At this point, we pretty much know the corners of ColorOS. The skin is easy to get by and easy to learn. It’s also pretty organized. You can add extra functionality on the control panel by tapping the gear icon on the top right.

DISPLAY:

The phone uses a 6.72″ LTPS LCD screen with sadly only 60Hz refresh rate. Coming from a phone with 120Hz refresh rate like the OnePlus Nord 3, the scrolling on the A58 feels slow and choppy when in reality, it isn’t. This is why 90Hz should become the industry standard especially phones priced higher than PHP 7,999.

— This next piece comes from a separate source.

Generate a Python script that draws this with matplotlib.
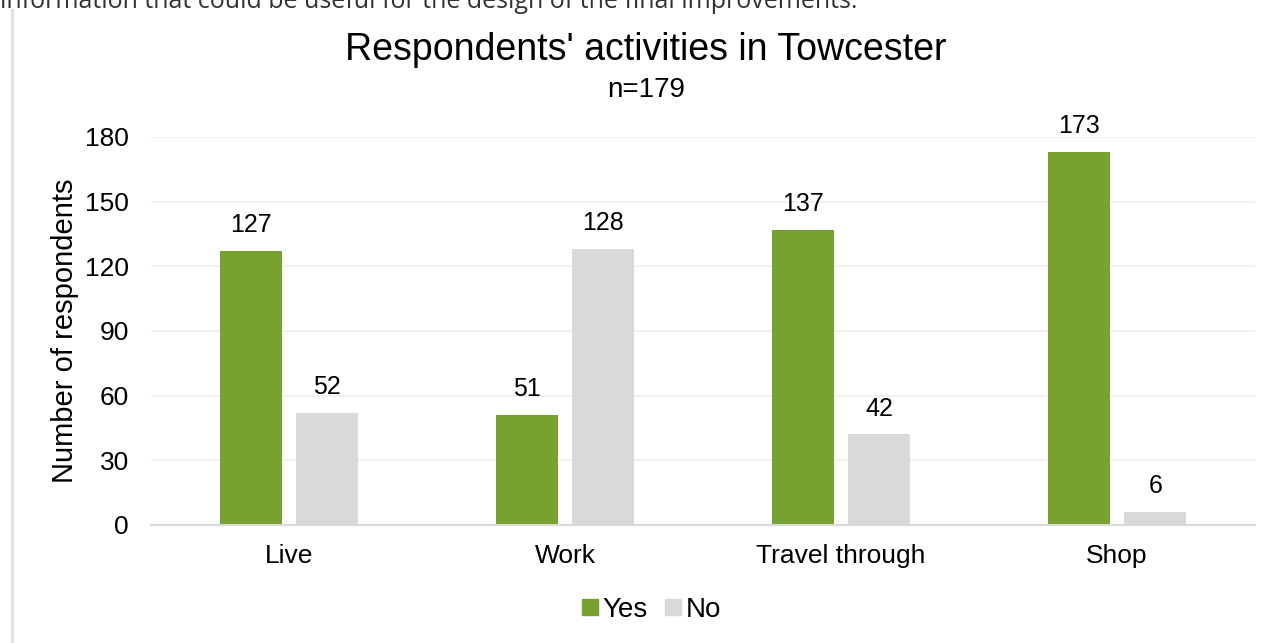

Aside from that complaint, the phone is indeed very bright. It’s one of the things Oppo is promoting this phone with. We were skeptical at first but once we did use it, for almost two weeks now, the phone has a bright display, even when outdoors. Even at low brightness volumes, the phone feels like it has max brightness. That’s how bright it is.

However, because it’s an IPS LCD screen, it suffers from the usual problems this type of screen has. For instance, the weaker colour reproduction versus AMOLED, and the screen having washed out colours when used directly under the sun. It loses that very bright screen rather quickly. However, thanks to the high max brightness, at least you can still tell what’s being displayed.

The resolution is higher here versus the Oppo A57 at FullHD+. This means there is less pixelation when looking up close and text looks sharper, cleaner, and has a higher contrast. It still couldn’t match OLEDs though but that’s asking for way too much.